DATA PROVIDED:
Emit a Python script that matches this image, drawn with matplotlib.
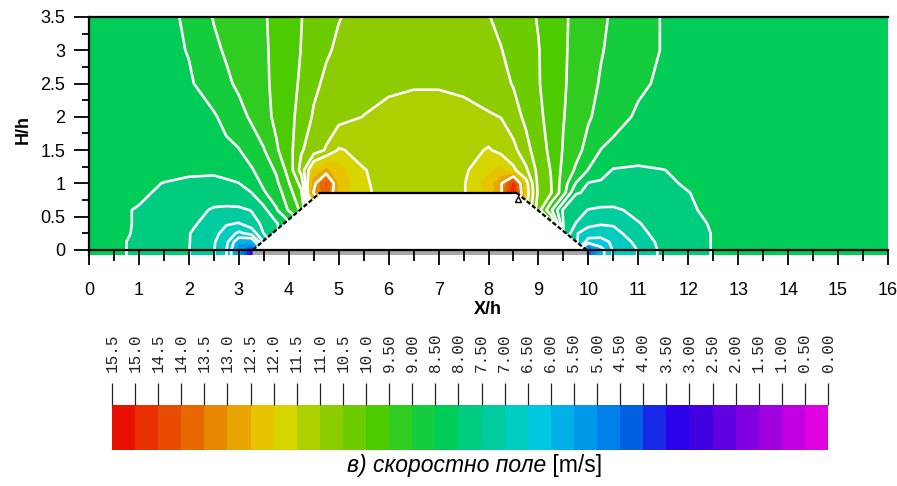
import numpy as np
import matplotlib
matplotlib.use("Agg")
import matplotlib.pyplot as plt
from matplotlib.patches import Polygon, Rectangle

plt.rcParams['font.family'] = ['Liberation Sans', 'DejaVu Sans']

# grid nodes (X/h, H/h)
x_h = [0, 0.5, 1, 1.5, 2, 2.5, 2.75, 3, 3.25, 3.5, 3.75, 4, 4.25, 4.5, 4.75, 5,
       5.5, 6, 6.5, 7, 7.5, 8, 8.25, 8.5, 8.75, 9, 9.25, 9.5, 9.75, 10, 10.25,
       10.5, 11, 11.5, 12, 12.5, 13, 14, 16]
y_h = [-0.1, 0, 0.12, 0.25, 0.4, 0.6, 0.86, 1.0, 1.2, 1.5, 2.0, 2.5, 3.0, 3.5]

# speed [m/s], one row per y_h value
speed = [
    [8.2, 8.04, 7.96, 7.72, 7.51, 7.02, 6.52, 5.2, 3.3, 6.5, 7.5, 8.5, 9.0, 9.0, 9.0, 9.0, 9.0, 9.0, 9.0, 9.0, 9.0, 9.0, 9.0, 9.0, 9.0, 9.0, 9.0, 7.5, 6.5, 4.0, 5.8, 6.55, 7.02, 7.65, 7.82, 8.02, 8.1, 8.18, 8.25],
    [8.2, 8.04, 7.96, 7.72, 7.51, 7.02, 6.52, 5.2, 3.3, 6.5, 7.5, 8.5, 9.0, 9.0, 9.0, 9.0, 9.0, 9.0, 9.0, 9.0, 9.0, 9.0, 9.0, 9.0, 9.0, 9.0, 9.0, 7.5, 6.5, 4.0, 5.8, 6.55, 7.02, 7.65, 7.82, 8.02, 8.1, 8.18, 8.25],
    [8.2, 8.04, 7.96, 7.72, 7.52, 7.05, 6.62, 5.6, 5.5, 7.02, 7.75, 8.45, 9.0, 9.0, 9.0, 9.0, 9.0, 9.0, 9.0, 9.0, 9.0, 9.0, 9.0, 9.0, 9.0, 9.0, 9.0, 7.52, 7.1, 6.3, 6.3, 6.6, 7.15, 7.68, 7.82, 8.02, 8.1, 8.18, 8.25],
    [8.2, 8.04, 7.98, 7.75, 7.52, 7.15, 6.8, 6.4, 6.65, 7.52, 7.9, 8.4, 8.8, 9.3, 9.9, 10.4, 10.9, 10.9, 10.9, 10.9, 11.1, 11.3, 11.4, 11.4, 11.2, 10.8, 10.1, 8.05, 7.05, 6.75, 6.7, 6.8, 7.35, 7.72, 7.82, 8.02, 8.1, 8.18, 8.25],
    [8.2, 8.05, 7.98, 7.8, 7.58, 7.35, 7.05, 6.98, 7.3, 7.6, 7.95, 8.4, 8.8, 9.4, 10.4, 10.9, 11.2, 11.1, 11.1, 11.1, 11.2, 11.7, 12.2, 12.3, 11.6, 10.8, 10.2, 7.98, 7.49, 7.15, 7.05, 7.08, 7.48, 7.68, 7.85, 8.05, 8.1, 8.18, 8.25],
    [8.2, 8.05, 7.98, 7.88, 7.78, 7.42, 7.38, 7.4, 7.52, 7.85, 8.45, 9.05, 9.6, 11.4, 12.6, 12.3, 11.6, 11.3, 11.2, 11.2, 11.45, 12.1, 12.9, 13.6, 11.6, 10.2, 9.1, 7.92, 7.68, 7.48, 7.42, 7.42, 7.62, 7.78, 7.97, 8.05, 8.12, 8.2, 8.25],
    [8.2, 8.12, 8.05, 7.95, 7.91, 7.9, 7.91, 7.94, 7.99, 8.45, 8.75, 9.3, 9.93, 13.05, 13.8, 12.3, 11.6, 11.3, 11.2, 11.2, 11.45, 12.1, 12.9, 15.1, 11.8, 10.4, 10.05, 9.2, 8.03, 7.95, 7.9, 7.86, 7.85, 7.89, 7.99, 8.12, 8.18, 8.22, 8.25],
    [8.2, 8.15, 8.08, 7.99, 7.95, 7.94, 7.96, 7.99, 8.24, 8.59, 8.9, 9.47, 10.15, 12.8, 14.1, 12.3, 11.55, 11.35, 11.25, 11.25, 11.45, 12.2, 12.9, 14.6, 11.7, 10.35, 10.02, 9.25, 8.48, 7.97, 7.94, 7.91, 7.89, 7.92, 8.05, 8.15, 8.2, 8.23, 8.25],
    [8.2, 8.18, 8.15, 8.1, 8.05, 8.04, 8.08, 8.2, 8.45, 8.74, 9.06, 9.68, 10.69, 12.1, 12.6, 12.2, 11.52, 11.35, 11.25, 11.25, 11.4, 11.9, 12.1, 11.6, 11.1, 10.33, 9.98, 9.36, 8.93, 8.48, 8.18, 7.97, 7.92, 7.99, 8.1, 8.17, 8.2, 8.23, 8.25],
    [8.2, 8.2, 8.22, 8.25, 8.3, 8.37, 8.42, 8.48, 8.72, 8.97, 9.44, 9.79, 10.45, 10.74, 11.05, 11.55, 11.35, 11.3, 11.25, 11.25, 11.3, 11.55, 11.35, 11.15, 10.66, 10.24, 9.89, 9.46, 9.16, 8.83, 8.49, 8.38, 8.28, 8.26, 8.25, 8.25, 8.25, 8.25, 8.25],
    [8.2, 8.22, 8.27, 8.32, 8.38, 8.46, 8.61, 8.83, 9.07, 9.34, 9.6, 9.84, 10.18, 10.56, 10.72, 10.82, 11.01, 11.15, 11.22, 11.22, 11.15, 11.05, 10.99, 10.69, 10.4, 10.11, 9.82, 9.52, 9.28, 9.05, 8.86, 8.68, 8.43, 8.36, 8.32, 8.29, 8.27, 8.25, 8.25],
    [8.2, 8.25, 8.3, 8.36, 8.45, 8.7, 8.91, 9.09, 9.25, 9.42, 9.6, 9.82, 10.07, 10.39, 10.6, 10.7, 10.82, 10.9, 10.95, 10.95, 10.9, 10.75, 10.63, 10.47, 10.25, 10.03, 9.79, 9.55, 9.34, 9.14, 8.96, 8.83, 8.58, 8.42, 8.35, 8.3, 8.27, 8.25, 8.25],
    [8.2, 8.25, 8.3, 8.38, 8.52, 8.9, 9.06, 9.19, 9.31, 9.44, 9.6, 9.81, 10.01, 10.22, 10.44, 10.58, 10.72, 10.82, 10.87, 10.87, 10.8, 10.65, 10.52, 10.33, 10.17, 10.02, 9.78, 9.56, 9.37, 9.2, 9.03, 8.9, 8.69, 8.47, 8.38, 8.32, 8.28, 8.25, 8.25],
    [8.2, 8.25, 8.3, 8.42, 8.55, 9.03, 9.14, 9.25, 9.35, 9.46, 9.61, 9.8, 9.99, 10.15, 10.32, 10.48, 10.65, 10.75, 10.8, 10.8, 10.7, 10.52, 10.38, 10.25, 10.12, 9.97, 9.77, 9.57, 9.39, 9.23, 9.08, 8.94, 8.69, 8.47, 8.38, 8.32, 8.28, 8.25, 8.25],
]

# embankment outline (X/h, H/h)
body_x = [3.28, 4.63, 8.56, 9.96]
body_y = [0, 0.86, 0.86, 0]

# colour scale: 0 ... 15.5 m/s in 0.5 steps, colours from low to high
levels = [i * 0.5 for i in range(32)]
band_colors = ['#e000e0', '#c000e0', '#a000e0', '#8000e0', '#6000e0', '#4000e0',
               '#2c00e8', '#1828e8', '#0060e0', '#0080e8', '#0098e8', '#00b0e8',
               '#00c8e0', '#00ccc0', '#00cca0', '#00cc80', '#00cc58', '#14cc3c',
               '#30cc20', '#4ccc00', '#6ccc00', '#8ccc00', '#acd000', '#d8d400',
               '#e8c400', '#e8a400', '#e88800', '#e86800', '#e84c00', '#e83000',
               '#e81000']
line_levels = [6, 6.5, 7, 7.5, 8, 8.5, 9, 9.5, 10, 10.5, 11, 11.5, 13]

fig = plt.figure(figsize=(8.97, 4.86), dpi=100)
ax = fig.add_axes([89 / 897, 1 - 255.3 / 486, 799 / 897, (255.3 - 17) / 486])

X, Y = np.meshgrid(x_h, y_h)
Z = np.array(speed)
cf = ax.contourf(X, Y, Z, levels=levels, colors=band_colors, zorder=1)
ax.contour(X, Y, Z, levels=line_levels, colors='white', linewidths=1.9, zorder=2)

# the embankment itself
poly = [(body_x[0], -0.1)] + list(zip(body_x, body_y)) + [(body_x[-1], -0.1)]
ax.add_patch(Polygon(poly, closed=True, fc='white', ec='none', zorder=3))
ax.add_patch(Rectangle((body_x[0], -0.08), body_x[-1] - body_x[0], 0.08,
                       fc='#a8a8a8', ec='none', zorder=3.5))
ax.plot(body_x[1:3], body_y[1:3], color='k', lw=1.6, zorder=4)
ax.plot(body_x[:2], body_y[:2], color='k', lw=1.6, ls=(0, (2, 1)), zorder=4)
ax.plot(body_x[2:], body_y[2:], color='k', lw=1.6, ls=(0, (2, 1)), zorder=4)
ax.plot([8.6], [0.76], marker='^', ms=4, mfc='none', mec='k', mew=1, zorder=4)

ax.set_xlim(0, 16)
ax.set_ylim(-0.08, 3.5)
ax.spines['right'].set_visible(False)
ax.spines['bottom'].set_position(('data', 0))
for s in ['top', 'left', 'bottom']:
    ax.spines[s].set_linewidth(1.6)
    ax.spines[s].set_zorder(6)
ax.xaxis.set_zorder(6)
ax.yaxis.set_zorder(6)

ax.set_xticks(range(17))
ax.set_xticklabels([str(i) for i in range(17)])
ax.set_xticks([i * 0.5 for i in range(33)], minor=True)
ax.set_yticks([i * 0.5 for i in range(8)])
ax.set_yticklabels(['0', '0.5', '1', '1.5', '2', '2.5', '3', '3.5'])
ax.set_yticks([i * 0.25 for i in range(15)], minor=True)
ax.tick_params(axis='x', which='major', direction='out', length=11, width=1.3,
               pad=12, labelsize=13)
ax.tick_params(axis='x', which='minor', direction='out', length=8, width=1.3)
ax.tick_params(axis='y', which='major', direction='out', length=11, width=1.3,
               pad=6, labelsize=13)
ax.tick_params(axis='y', which='minor', direction='out', length=5, width=1.3)

fig.text(488 / 897, 1 - 310 / 486, 'X/h', fontsize=13, fontweight='bold',
         ha='center', va='center')
fig.text(23 / 897, 1 - 130 / 486, 'H/h', fontsize=13, fontweight='bold',
         ha='center', va='center', rotation=90)

# colour bar, high values on the left
cax = fig.add_axes([112 / 897, 1 - 450 / 486, 716 / 897, 45 / 486])
cb = fig.colorbar(cf, cax=cax, orientation='horizontal', ticks=levels)
cb.outline.set_visible(False)
cax.invert_xaxis()
cax.xaxis.set_ticks_position('top')
cb.set_ticklabels([f"{v:.1f}" if v >= 10 else f"{v:.2f}" for v in levels])
cax.tick_params(axis='x', direction='out', length=16, width=0.9, color='#222222',
                pad=8, labelsize=11.5, labelrotation=90, labelcolor='#222222')
for t in cax.get_xticklabels():
    t.set_family(['Liberation Mono', 'DejaVu Sans Mono'])

t1 = fig.text(347 / 897, 1 - 472 / 486, 'в) скоростно поле', fontsize=16.5,
              style='italic', va='baseline')
ax.annotate(' [m/s]', xy=(1, 0), xycoords=t1, va='bottom', ha='left',
            fontsize=16.5, annotation_clip=False)

fig.savefig('out.png', dpi=100)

AIM: Copy nothing but the lines from the first one in the listing through the line with "2.5, 3.0, 3.5]", and omit the pictures.

TASK SOLUTION:
Emit a Python script that matches this image, drawn with matplotlib.
import numpy as np
import matplotlib
matplotlib.use("Agg")
import matplotlib.pyplot as plt
from matplotlib.patches import Polygon, Rectangle

plt.rcParams['font.family'] = ['Liberation Sans', 'DejaVu Sans']

# grid nodes (X/h, H/h)
x_h = [0, 0.5, 1, 1.5, 2, 2.5, 2.75, 3, 3.25, 3.5, 3.75, 4, 4.25, 4.5, 4.75, 5,
       5.5, 6, 6.5, 7, 7.5, 8, 8.25, 8.5, 8.75, 9, 9.25, 9.5, 9.75, 10, 10.25,
       10.5, 11, 11.5, 12, 12.5, 13, 14, 16]
y_h = [-0.1, 0, 0.12, 0.25, 0.4, 0.6, 0.86, 1.0, 1.2, 1.5, 2.0, 2.5, 3.0, 3.5]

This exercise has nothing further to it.